[START OF Supplied data]

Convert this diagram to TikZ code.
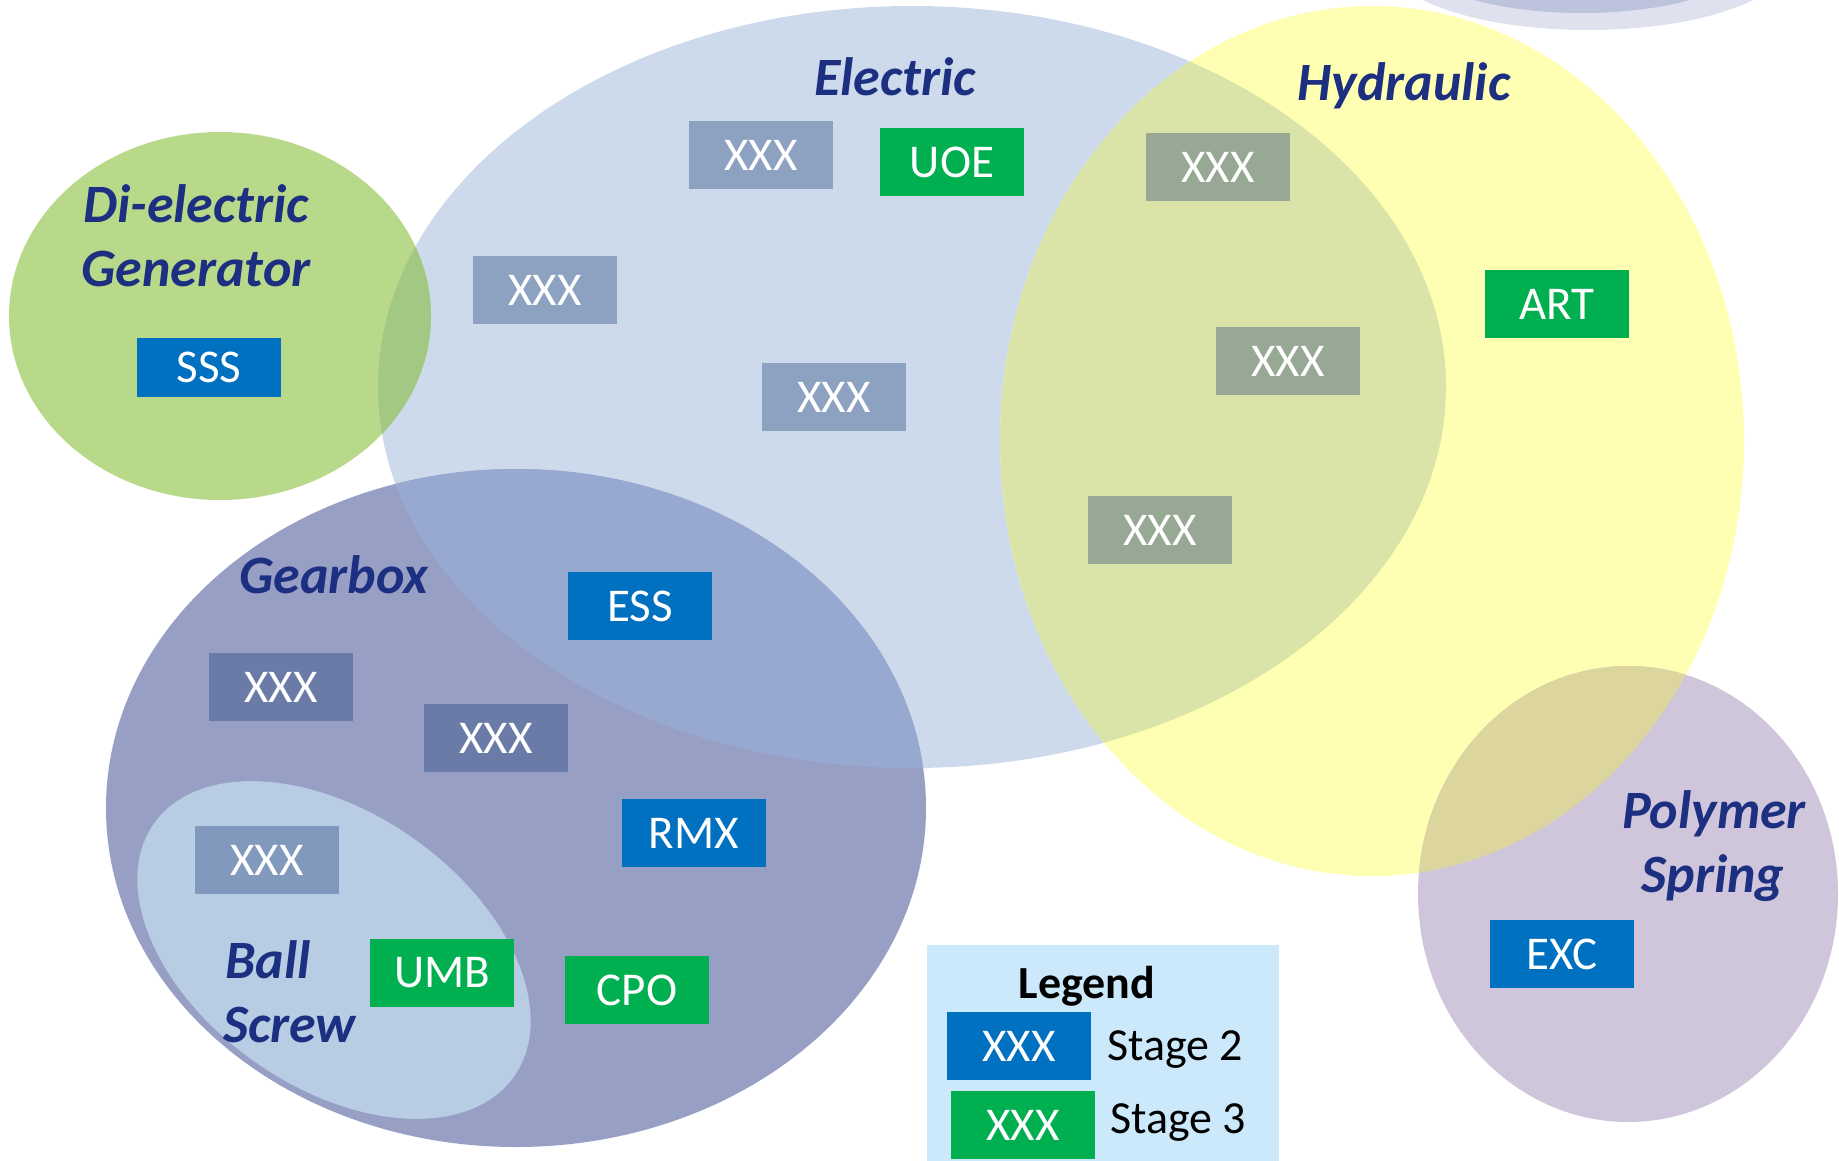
\documentclass[tikz,border=0pt]{standalone}
\usepackage{fontspec}
\setmainfont{Carlito}
\definecolor{elecfill}{HTML}{CCDAEB}
\definecolor{hydfill}{HTML}{FFFFB3}
\definecolor{genfill}{HTML}{B9D98A}
\definecolor{gearfill}{HTML}{989FC5}
\definecolor{ballfill}{HTML}{B8CCE4}
\definecolor{polyfill}{HTML}{CFC6DC}
\definecolor{elechyd}{HTML}{DAE3A8}
\definecolor{elecgen}{HTML}{A3C883}
\definecolor{elecgear}{HTML}{97A9D0}
\definecolor{hydpoly}{HTML}{DCD59D}
\definecolor{capouter}{HTML}{DFE1EE}
\definecolor{capinner}{HTML}{BEC3DD}
\definecolor{legendfill}{HTML}{CCE9FC}
\definecolor{labelcol}{HTML}{1C2F80}
\definecolor{pendingcol}{RGB}{15,50,110}
\definecolor{stagetwocol}{HTML}{0070C0}
\definecolor{stagethreecol}{HTML}{00B050}
\begin{document}
\begin{tikzpicture}[x=1pt,y=-1pt,
  every node/.style={inner sep=0pt},
  stagebox/.style={minimum width=144pt, minimum height=68pt, text=white,
    font=\fontsize{47}{56}\selectfont},
  pending/.style={stagebox, fill=pendingcol, fill opacity=0.33, text opacity=1},
  stagetwo/.style={stagebox, fill=stagetwocol},
  stagethree/.style={stagebox, fill=stagethreecol},
  grouplabel/.style={text=labelcol, anchor=base,
    font=\fontsize{54}{64}\selectfont\bfseries\itshape},
  legendtext/.style={text=black, anchor=base west,
    font=\fontsize{46}{56}\selectfont}
]
\useasboundingbox (0,0) rectangle (1839,1160);

% technology groups
\fill[elecfill] (912,387) ellipse [x radius=534pt, y radius=381pt];
\fill[hydfill] (1372,441) ellipse [x radius=372pt, y radius=435pt];
\fill[genfill] (220,316) ellipse [x radius=211pt, y radius=184pt];
\fill[gearfill] (516,808) ellipse [x radius=410pt, y radius=339pt];
\begin{scope}[shift={(334,950)}, rotate=-35]
  \fill[ballfill] (0,0) ellipse [x radius=220pt, y radius=137pt];
\end{scope}
\fill[polyfill] (1628,894) ellipse [x radius=210pt, y radius=228pt];

% overlaps with the electric group
\begin{scope}
  \clip (912,387) ellipse [x radius=534pt, y radius=381pt];
  \fill[elechyd] (1372,441) ellipse [x radius=372pt, y radius=435pt];
  \fill[elecgen] (220,316) ellipse [x radius=211pt, y radius=184pt];
  \fill[elecgear] (516,808) ellipse [x radius=410pt, y radius=339pt];
\end{scope}
% hydraulic / polymer overlap
\begin{scope}
  \clip (1372,441) ellipse [x radius=372pt, y radius=435pt];
  \fill[hydpoly] (1628,894) ellipse [x radius=210pt, y radius=228pt];
\end{scope}

% partly visible group at the top edge
\fill[capouter] (1588,-39) ellipse [x radius=200pt, y radius=69pt];
\fill[capinner] (1582,-52) ellipse [x radius=180pt, y radius=65pt];

% group labels
\node[grouplabel] (lelec) at (895,95) {Electric};
\node[grouplabel] (lhyd) at (1404,100) {Hydraulic};
\node[grouplabel] (lgen1) at (196,222) {Di-electric};
\node[grouplabel] (lgen2) at (196,286) {Generator};
\node[grouplabel] (lgear) at (334,593) {Gearbox};
\node[grouplabel, anchor=base west] (lball1) at (225,978) {Ball};
\node[grouplabel, anchor=base west] (lball2) at (223,1042) {Screw};
\node[grouplabel] (lpoly1) at (1714,828) {Polymer};
\node[grouplabel] (lpoly2) at (1713,892) {Spring};

% items
\node[pending] (e1) at (761,155) {XXX};
\node[stagethree] (uoe) at (952,162) {UOE};
\node[pending] (e2) at (545,290) {XXX};
\node[pending] (e3) at (834,397) {XXX};
\node[pending] (h1) at (1218,167) {XXX};
\node[pending] (h2) at (1288,361) {XXX};
\node[pending] (h3) at (1160,530) {XXX};
\node[stagethree] (art) at (1557,304) {ART};
\node[stagetwo, minimum height=59pt] (sss) at (209,367) {SSS};
\node[stagetwo] (ess) at (640,606) {ESS};
\node[pending] (g1) at (281,687) {XXX};
\node[pending] (g2) at (496,738) {XXX};
\node[stagetwo] (rmx) at (694,833) {RMX};
\node[pending] (b1) at (267,860) {XXX};
\node[stagethree] (umb) at (442,973) {UMB};
\node[stagethree] (cpo) at (637,990) {CPO};
\node[stagetwo] (exc) at (1562,954) {EXC};

% legend
\fill[legendfill] (927,945) rectangle (1279,1165);
\node[anchor=base, font=\fontsize{46}{56}\selectfont\bfseries] (ltitle) at (1087,998) {Legend};
\node[stagetwo] (key2) at (1019,1046) {XXX};
\node[stagethree] (key3) at (1023,1125) {XXX};
\node[legendtext] (txt2) at (1107,1060) {Stage 2};
\node[legendtext] (txt3) at (1110,1133) {Stage 3};
\end{tikzpicture}
\end{document}
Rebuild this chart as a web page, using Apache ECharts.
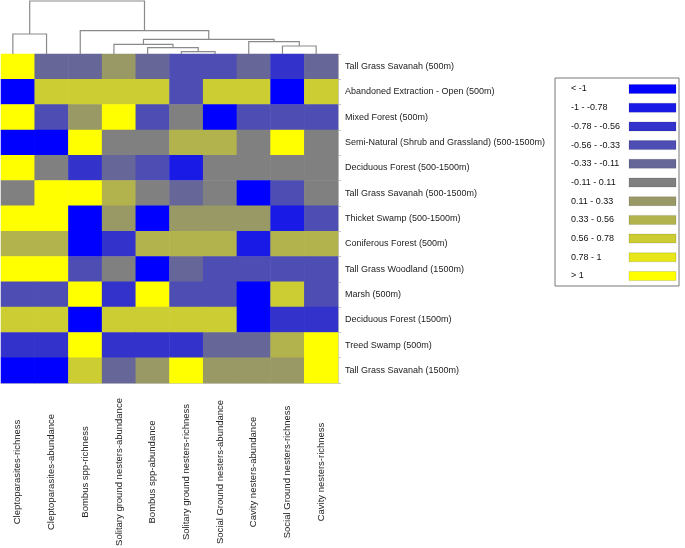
<!DOCTYPE html>
<html>
<head>
<meta charset="utf-8">
<script src="https://cdn.jsdelivr.net/npm/echarts@6/dist/echarts.min.js"></script>
<style>html,body{margin:0;padding:0;background:#fff}#c{width:685px;height:548px}</style>
</head>
<body>
<div id="c"></div>
<script>
// Columns (bee groups), in dendrogram order
const columns = ['Cleptoparasites-richness','Cleptoparasites-abundance','Bombus spp-richness','Solitary ground nesters-abundance','Bombus spp-abundance','Solitary ground nesters-richness','Social Ground nesters-abundance','Cavity nesters-abundance','Social Ground nesters-richness','Cavity nesters-richness'];
// Rows (land cover variables), top to bottom
const rows = ['Tall Grass Savanah (500m)','Abandoned Extraction - Open (500m)','Mixed Forest (500m)','Semi-Natural (Shrub and Grassland) (500-1500m)','Deciduous Forest (500-1500m)','Tall Grass Savanah (500-1500m)','Thicket Swamp (500-1500m)','Coniferous Forest (500m)','Tall Grass Woodland (1500m)','Marsh (500m)','Deciduous Forest (1500m)','Treed Swamp (500m)','Tall Grass Savanah (1500m)'];
// Estimated correlation values (read from colour classes), one array per row
const values = [
  [ 1.2, -0.22, -0.22, 0.22, -0.22, -0.45, -0.45, -0.22, -0.67, -0.22],
  [-1.2,  0.67,  0.67, 0.67,  0.67, -0.45,  0.67,  0.67, -1.2,   0.67],
  [ 1.2, -0.45,  0.22, 1.2,  -0.45,  0,    -1.2,  -0.45, -0.45, -0.45],
  [-1.2, -1.2,   1.2,  0,     0,     0.45,  0.45,  0,     1.2,   0   ],
  [ 1.2,  0,    -0.67,-0.22, -0.45, -0.89,  0,     0,     0,     0   ],
  [ 0,    1.2,   1.2,  0.45,  0,    -0.22,  0,    -1.2,  -0.45,  0   ],
  [ 1.2,  1.2,  -1.2,  0.22, -1.2,   0.22,  0.22,  0.22, -0.89, -0.45],
  [ 0.45, 0.45, -1.2, -0.67,  0.45,  0.45,  0.45, -0.89,  0.45,  0.45],
  [ 1.2,  1.2,  -0.45, 0,    -1.2,  -0.22, -0.45, -0.45, -0.45, -0.45],
  [-0.45,-0.45,  1.2, -0.67,  1.2,  -0.45, -0.45, -1.2,   0.67, -0.45],
  [ 0.67, 0.67, -1.2,  0.67,  0.67,  0.67,  0.67, -1.2,  -0.67, -0.67],
  [-0.67,-0.67,  1.2, -0.67, -0.67, -0.67, -0.22, -0.22,  0.45,  1.2 ],
  [-1.2, -1.2,   0.67,-0.22,  0.22,  1.2,   0.22,  0.22,  0.22,  1.2 ]
];
// Legend classes
const legendLabels = ['< -1','-1 - -0.78','-0.78 - -0.56','-0.56 - -0.33','-0.33 - -0.11','-0.11 - 0.11','0.11 - 0.33','0.33 - 0.56','0.56 - 0.78','0.78 - 1','> 1'];
const classBreaks = [-Infinity,-1,-0.78,-0.56,-0.33,-0.11,0.11,0.33,0.56,0.78,1,Infinity];
const classColors = ['#0000FF','#1A1AE6','#3333CC','#4D4DB3','#666699','#808080','#999966','#B3B34D','#CCCC33','#E6E61A','#FFFF00'];
// Dendrogram merges over columns: node ids 0-9 are leaves, merges get ids 10, 11, ...
const mergeLeft   = [5, 4, 3, 8, 7, 12, 2, 0, 17];
const mergeRight  = [6, 10, 11, 9, 13, 14, 15, 1, 16];
const mergeHeight = [2.3, 6.3, 9.7, 8, 12.3, 14.7, 23.3, 20, 53];

const heatData = [];
values.forEach((r, ri) => r.forEach((v, ci) => heatData.push([ci, ri, v])));

const nodeX = columns.map((_, i) => i);
const nodeH = columns.map(() => 0);
const dendroData = [];
mergeLeft.forEach((l, k) => {
  const r = mergeRight[k], h = mergeHeight[k];
  dendroData.push([nodeX[l], nodeH[l], nodeX[r], nodeH[r], h]);
  nodeX.push((nodeX[l] + nodeX[r]) / 2);
  nodeH.push(h);
});

const pieces = classColors.map((c, i) => {
  const p = { color: c };
  if (isFinite(classBreaks[i])) p.gte = classBreaks[i];
  if (isFinite(classBreaks[i + 1])) p.lt = classBreaks[i + 1];
  return p;
});

const FONT = "'Liberation Sans', Arial, sans-serif";
const legendChildren = [{
  type: 'rect', shape: { x: 0, y: 0, width: 124, height: 208 },
  style: { fill: '#fff', stroke: '#777', lineWidth: 1 }
}];
legendLabels.forEach((t, i) => {
  const cy = 11 + i * 18.7;
  legendChildren.push({ type: 'text', x: 16, y: cy, style: { text: t, fill: '#111', font: '9px ' + FONT, verticalAlign: 'middle' } });
  legendChildren.push({ type: 'rect', shape: { x: 74, y: cy - 4.5, width: 47, height: 9 }, style: { fill: classColors[i], stroke: 'rgba(0,0,0,0.12)', lineWidth: 1 } });
});

const chart = echarts.init(document.getElementById('c'));
chart.setOption({
  animation: false,
  backgroundColor: '#fff',
  grid: [
    { left: 1, top: 54, right: 347, bottom: 165, outerBoundsMode: 'none', containLabel: false },
    { left: -4, top: 1, right: 352, height: 53, outerBoundsMode: 'none', containLabel: false }
  ],
  xAxis: [
    { type: 'category', gridIndex: 0, data: columns,
      axisLine: { lineStyle: { color: '#c8c8c8' } },
      axisTick: { length: 3, lineStyle: { color: '#c8c8c8' } },
      axisLabel: { rotate: 90, align: 'center', margin: 89, fontSize: 9.5, fontFamily: FONT, color: '#222', interval: 0 } },
    { type: 'value', gridIndex: 1, min: -0.5, max: 9.5, show: false }
  ],
  yAxis: [
    { type: 'category', gridIndex: 0, data: rows, inverse: true, position: 'right',
      axisLine: { show: true, lineStyle: { color: '#c8c8c8' } },
      axisTick: { show: true, length: 3, lineStyle: { color: '#c8c8c8' } },
      axisLabel: { margin: 7, fontSize: 9, fontFamily: FONT, color: '#222', interval: 0 } },
    { type: 'value', gridIndex: 1, min: 0, max: 53, show: false }
  ],
  visualMap: { type: 'piecewise', show: false, dimension: 2, pieces: pieces, seriesIndex: 0 },
  series: [
    { type: 'heatmap', xAxisIndex: 0, yAxisIndex: 0, data: heatData, itemStyle: { borderWidth: 0 } },
    { type: 'custom', xAxisIndex: 1, yAxisIndex: 1, data: dendroData, silent: true,
      renderItem: function (params, api) {
        const p1 = api.coord([api.value(0), api.value(1)]);
        const p2 = api.coord([api.value(0), api.value(4)]);
        const p3 = api.coord([api.value(2), api.value(4)]);
        const p4 = api.coord([api.value(2), api.value(3)]);
        return { type: 'polyline', shape: { points: [p1, p2, p3, p4] },
                 style: { fill: 'none', stroke: '#8a8a8a', lineWidth: 1.2 } };
      } }
  ],
  graphic: [{ type: 'group', x: 555, y: 78, children: legendChildren }]
});
</script>
</body>
</html>
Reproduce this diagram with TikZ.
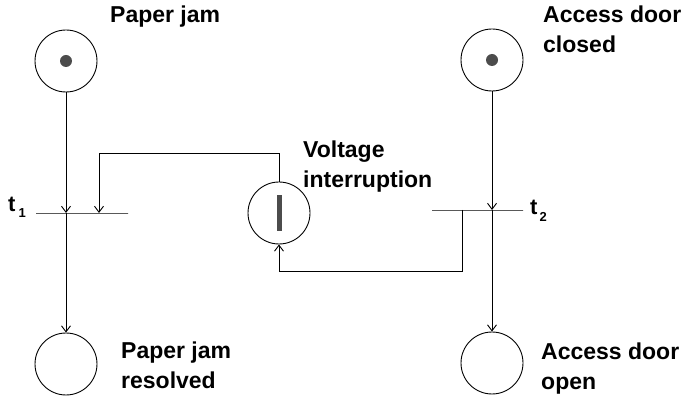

[END OF Supplied data]

Return nothing but the lines running from the start of the data to the line with "(0,0) rectangle (1839,1160);", please, both ends included and no pictures.

* _Task output_:
Convert this diagram to TikZ code.
\documentclass[tikz,border=0pt]{standalone}
\usepackage{fontspec}
\setmainfont{Carlito}
\definecolor{elecfill}{HTML}{CCDAEB}
\definecolor{hydfill}{HTML}{FFFFB3}
\definecolor{genfill}{HTML}{B9D98A}
\definecolor{gearfill}{HTML}{989FC5}
\definecolor{ballfill}{HTML}{B8CCE4}
\definecolor{polyfill}{HTML}{CFC6DC}
\definecolor{elechyd}{HTML}{DAE3A8}
\definecolor{elecgen}{HTML}{A3C883}
\definecolor{elecgear}{HTML}{97A9D0}
\definecolor{hydpoly}{HTML}{DCD59D}
\definecolor{capouter}{HTML}{DFE1EE}
\definecolor{capinner}{HTML}{BEC3DD}
\definecolor{legendfill}{HTML}{CCE9FC}
\definecolor{labelcol}{HTML}{1C2F80}
\definecolor{pendingcol}{RGB}{15,50,110}
\definecolor{stagetwocol}{HTML}{0070C0}
\definecolor{stagethreecol}{HTML}{00B050}
\begin{document}
\begin{tikzpicture}[x=1pt,y=-1pt,
  every node/.style={inner sep=0pt},
  stagebox/.style={minimum width=144pt, minimum height=68pt, text=white,
    font=\fontsize{47}{56}\selectfont},
  pending/.style={stagebox, fill=pendingcol, fill opacity=0.33, text opacity=1},
  stagetwo/.style={stagebox, fill=stagetwocol},
  stagethree/.style={stagebox, fill=stagethreecol},
  grouplabel/.style={text=labelcol, anchor=base,
    font=\fontsize{54}{64}\selectfont\bfseries\itshape},
  legendtext/.style={text=black, anchor=base west,
    font=\fontsize{46}{56}\selectfont}
]
\useasboundingbox (0,0) rectangle (1839,1160);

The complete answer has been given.